Offshore domiciles such as Barbados are still working to shake off the ‘tax haven’ label that many commentators continue to attach to them.

But Taitt says that Barbados is known by governments, regulators and business people to be a leading, low tax jurisdiction that fully supports government-to-government transparency. But due to its international prominence, it can be mistakenly included in public discussions regarding tax havens.

“Taxes are levied on international companies. The benefits of using Barbados come in the low tax rates payable and the avoidance of double taxation on repatriation of profits. Barbados has also had a tradition of sharing information for more than three decades with tax authorities in instances where deemed necessary. The country is moving to phase two of the global forum peer review, another testament to its transparency and compliance with regulatory requirements. The domicile has and continues therefore to show that it is not a tax haven.”

Stollmeyer says that the island’s regulatory framework is flexible in regards to both reserve requirements and applicable accounting principles, and that there is no indication of the island adopting Solvency II equivalency.

Taitt adds that the cost of living in Barbados—which is typically lower than that of its main competitors—attracts captives to the island.

“Barbados also stands out from other jurisdictions because of the high availability of indigenous human capital.

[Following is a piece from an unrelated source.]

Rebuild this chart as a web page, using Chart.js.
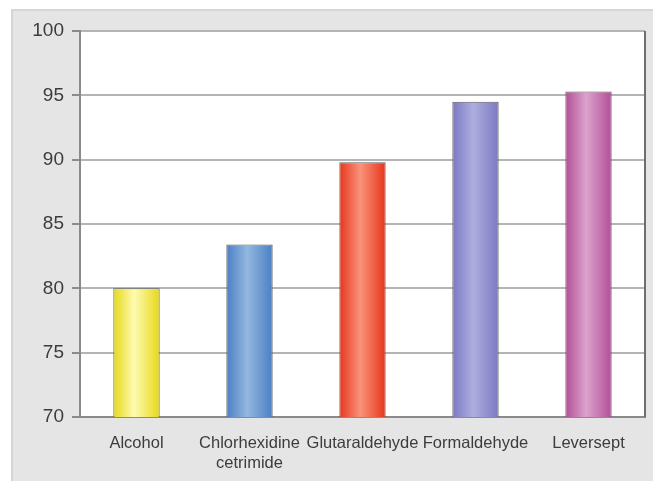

Barbados has a large pool of highly educated and qualified professionals able to meet the employment needs of captives and captive management. This aids in cost competitiveness as the need for higher paid foreign employees is lessened,” says Taitt.

American Overseas Group was a testament to this last year when it decided to re-domesticate its operating subsidiary, American Overseas Reinsurance Company (AORE), from Bermuda to Barbados.

Speaking at the time, American Overseas Group CEO David Steel said: “Our strategy is to enhance shareholder value by writing short-tail, P&C [property and casualty] reinsurance business complimenting our long-tail financial guaranty portfolio run-off. AORE’s re-domestication is integral to our business plan.”